While we will not weigh in with fundamental analysis on these issues, we will pop the hood for a look at the charts.
Let's dig in.
Deckers Gets Its Clock Cleaned Again
When it rains it pours, as the maker of Ugg boots and Hokas just got pasted this past week following a weak earnings report. Just look at the chart and you can see the stock has been a hot mess for months. Falling about 55% since peaking in early February, Deckers Outdoor DECK has been on the avoid list for weeks.
A series of lower highs, lower lows is the textbook downtrend characteristic. This stock has not seen the light of day for weeks and while it did rally marginally in May, the stock suffered badly this past week.

Notice the heavy volume on Friday May, with a sudden turn on the MACD (moving average convergence/divergence) indicator while the RSI (relative strength index) turned lower.
There is some support here at the April lows but the news was bad enough to send it down further. Let's target $80, and put in a stop at $112 just in case.
Unfortunately, Now Ross Stores Is on Sale
The big off-price retailer really took it on the chin this past week. Ross Stores ROST just got hammered, with no mercy for the bulls as heavy volume hit this stock in a big way. The price action was downright ugly too, with some support below at the $123 area.

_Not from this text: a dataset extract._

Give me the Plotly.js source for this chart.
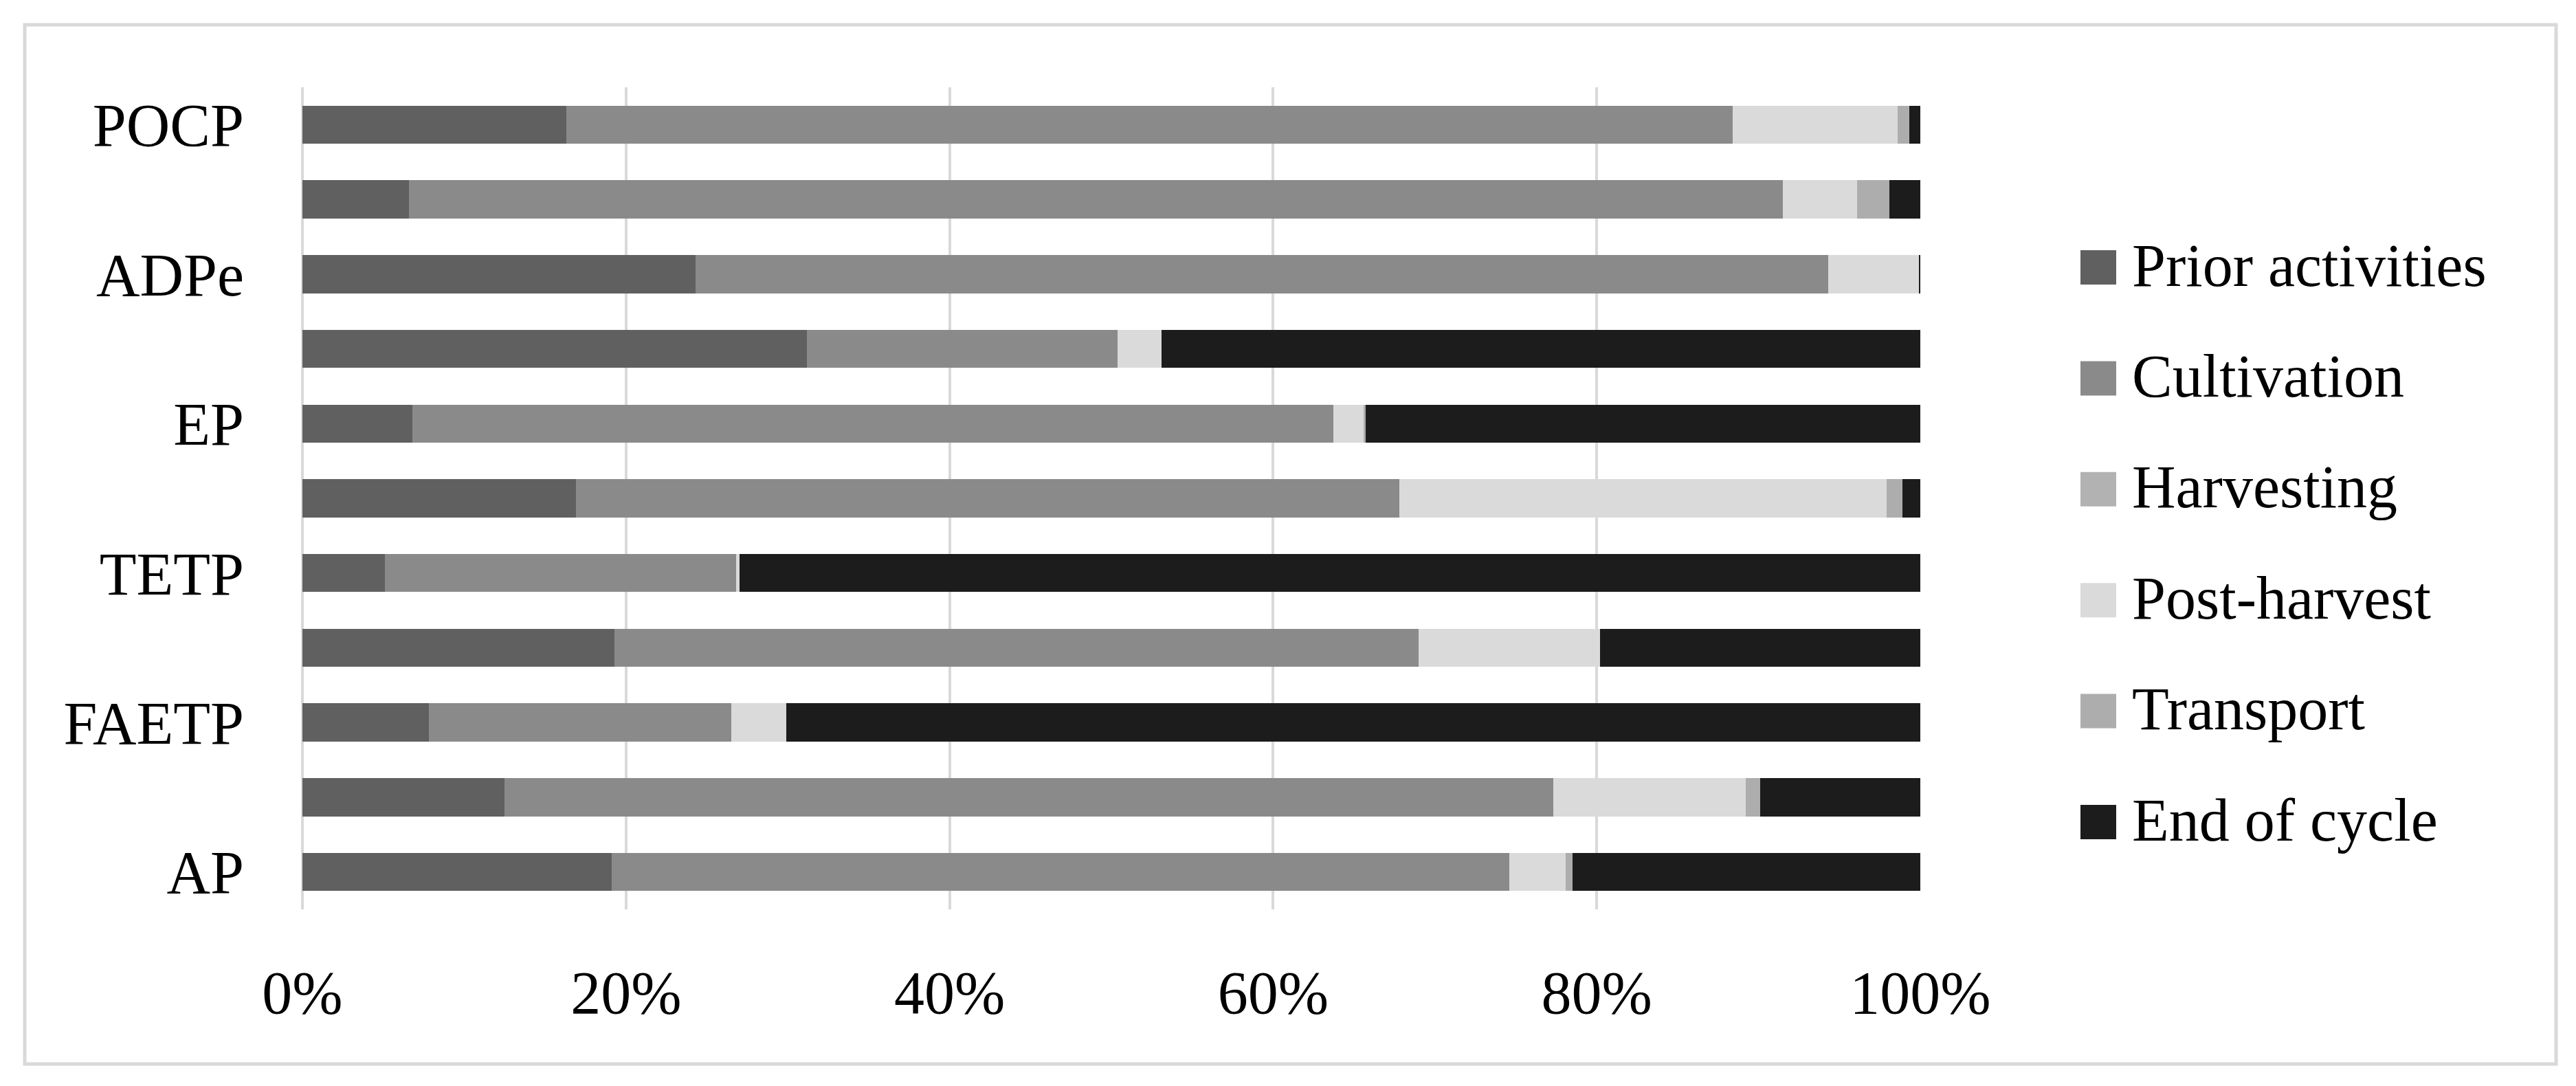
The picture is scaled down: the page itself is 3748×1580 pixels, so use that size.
<!DOCTYPE html>
<html>
<head>
<meta charset="utf-8">
<script src="https://cdn.plot.ly/plotly-3.0.1.min.js"></script>
<style>
  html, body { margin: 0; padding: 0; background: #ffffff; }
  #chart { width: 3748px; height: 1580px; }
</style>
</head>
<body>
<div id="chart"></div>
<script>
// Impact categories, bottom to top (only every other one is labelled in the figure)
const categories = ["AP", "GWP", "FAETP", "HTP", "TETP", "MAETP", "EP", "ODP", "ADPe", "ADPf", "POCP"];
const labelledCategories = ["AP", "FAETP", "TETP", "EP", "ADPe", "POCP"];

// Contribution (%) of each life-cycle stage, same order as categories
const priorActivities = [19.1, 12.5, 7.8, 19.3, 5.1, 16.9, 6.8, 31.2, 24.3, 6.6, 16.3];
const cultivation     = [55.5, 64.8, 18.7, 49.7, 21.7, 50.9, 56.9, 19.2, 70.0, 84.9, 72.1];
const harvesting      = [0, 0, 0, 0, 0, 0, 0, 0, 0, 0, 0];
const postHarvest     = [3.5, 11.9, 3.4, 11.2, 0.2, 30.1, 1.9, 2.7, 5.6, 4.6, 10.2];
const transport       = [0.4, 0.9, 0, 0, 0, 1.0, 0.1, 0, 0, 2.0, 0.7];
const endOfCycle      = [21.5, 9.9, 70.1, 19.8, 73.0, 1.1, 34.3, 46.9, 0.1, 1.9, 0.7];

const seriesNames  = ["Prior activities", "Cultivation", "Harvesting", "Post-harvest", "Transport", "End of cycle"];
const seriesValues = [priorActivities, cultivation, harvesting, postHarvest, transport, endOfCycle];
const seriesColors = ["#606060", "#8a8a8a", "#b2b2b2", "#dadada", "#adadad", "#1c1c1c"];

const xTicks = [0, 20, 40, 60, 80, 100];

const FONT = "Liberation Serif, Times New Roman, serif";

// plot-area geometry (pixels)
const W = 3748, H = 1580;
const M = { l: 440, r: 954, t: 127, b: 257 };
const PW = W - M.l - M.r, PH = H - M.t - M.b;
const px2x = p => (p - M.l) / PW;
const px2y = p => (H - M.b - p) / PH;

const traces = seriesNames.map((name, i) => ({
  type: "bar",
  orientation: "h",
  name: name,
  y: categories,
  x: seriesValues[i],
  marker: { color: seriesColors[i], line: { width: 0 } },
  showlegend: false,
  hoverinfo: "name+x"
}));

// outer frame
const shapes = [{
  type: "rect", xref: "paper", yref: "paper",
  x0: px2x(36), x1: px2x(3719), y0: px2y(1548), y1: px2y(36),
  line: { color: "#d9d9d9", width: 5 }, fillcolor: "rgba(0,0,0,0)", layer: "below"
}];
const annotations = [];

// legend (large square swatches like the original)
seriesNames.forEach((name, i) => {
  const cy = 389 + i * 161.4;
  shapes.push({
    type: "rect", xref: "paper", yref: "paper",
    x0: px2x(3027), x1: px2x(3079), y0: px2y(cy + 25), y1: px2y(cy - 25),
    line: { width: 0 }, fillcolor: seriesColors[i]
  });
  annotations.push({
    xref: "paper", yref: "paper", x: px2x(3100), y: px2y(cy - 3),
    xanchor: "left", yanchor: "middle", showarrow: false,
    text: name, font: { family: FONT, size: 88, color: "#000000" }
  });
});

const layout = {
  width: W, height: H,
  margin: M,
  paper_bgcolor: "#ffffff",
  plot_bgcolor: "#ffffff",
  barmode: "stack",
  bargap: 0.49,
  showlegend: false,
  font: { family: FONT, size: 88, color: "#000000" },
  xaxis: {
    range: [0, 100],
    tickvals: xTicks,
    ticktext: xTicks.map(v => v + "%"),
    showgrid: true, gridcolor: "#d9d9d9", gridwidth: 4,
    zeroline: true, zerolinecolor: "#d9d9d9", zerolinewidth: 4,
    showline: false, ticks: "",
    ticklabelstandoff: 62,
    tickfont: { family: FONT, size: 88, color: "#000000" },
    fixedrange: true
  },
  yaxis: {
    type: "category",
    categoryorder: "array", categoryarray: categories,
    range: [-0.5, categories.length - 0.5],
    tickvals: labelledCategories,
    ticktext: labelledCategories,
    showgrid: false, zeroline: false, showline: false, ticks: "",
    ticklabelstandoff: 84,
    tickfont: { family: FONT, size: 88, color: "#000000" },
    fixedrange: true
  },
  shapes: shapes,
  annotations: annotations
};

Plotly.newPlot("chart", traces, layout, { displayModeBar: false, staticPlot: true });
</script>
</body>
</html>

Like Deckers, this retailer warned about their upcoming quarter and attributed the blame towards trade policy and weakening consumer spending. Just very bad here, so let's target that $123 area, and even look for more downside around the $105 if that prior objective is met.
Workday's Chart Needs a Work Around
The big software and cloud company Workday WDAY is in need of dire repair after the sellers clipped the bulls' wings. One could argue this is just a modest pullback to the midpoint of a range; that could be right. However, the heavy turnover, negative price action and turn down on the MACD tell us there is more downside ahead. This chart is extremely poor, with RSI turning down and very heavy volume Friday.

We see some support at the gap in April and even more support at the $207 level, but those won't likely hold. So with the stock at $238 let's target the $205 level, and put in a stop at $265 just in case.